Geo-Scientists Provide Glimpse into Ancient Ocean and Formation of the Himalayas
Posted on: 30 September 2013
New findings on the geology of southern Tibet by researchers from Trinity College Dublin, Oxford University, University of Hong-Kong, University of Sydney and the NERC (UK) Isotope Geosciences Laboratory have revealed a vast ocean that separated India from Asia more than 250 million years ago and which pre-dates the formation of the Himalayas.

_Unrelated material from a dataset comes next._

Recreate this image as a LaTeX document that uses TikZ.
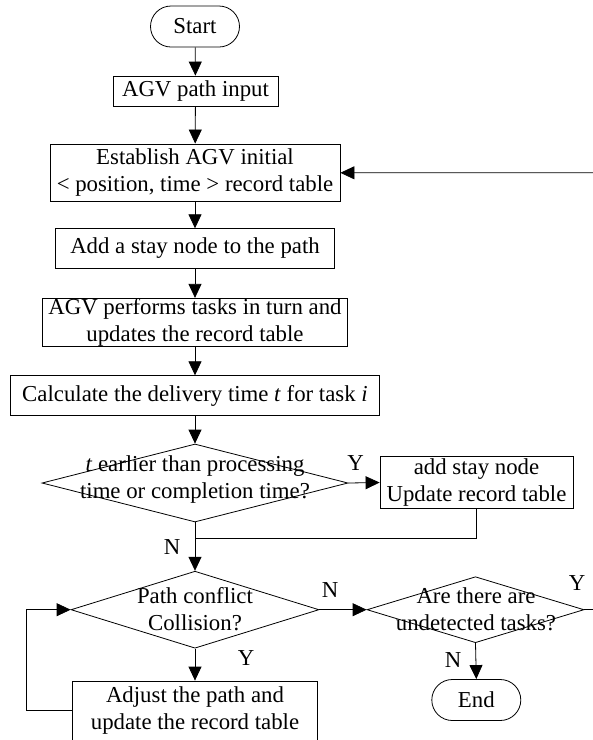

The composition and age of rocks now occurring in southern Tibet along the northern continental margin of India is the subject of a paper recently published in leading international geoscience journal Gondwana Research. These rocks represent the remnants of the once extensive ocean. Closure of this ocean, caused by shifting tectonic plates, resulted in the collision of India and Asia and formation of the Himalaya Mountains.
Commenting on the paper, Dr. Quentin Crowley, Ussher Lecturer in Isotopes and Environment and Assistant Professor in the School of Natural Sciences said: “For at least 2,500 km a tectonic suture zone forms the boundary between the Tethyan Himalaya of the Indian plate and a tectonic collage of plates that make up Asia to the north. The oceanic complexes preserved within this suture zone provide the only glimpses of the Neo-Tethyan Ocean in this region.
Their existence has allowed us to describe the events around the time this ocean began to close. This has provided us with a much better understanding of the events which lead to the collision of India with Asia and formation of the Himalaya Mountains.”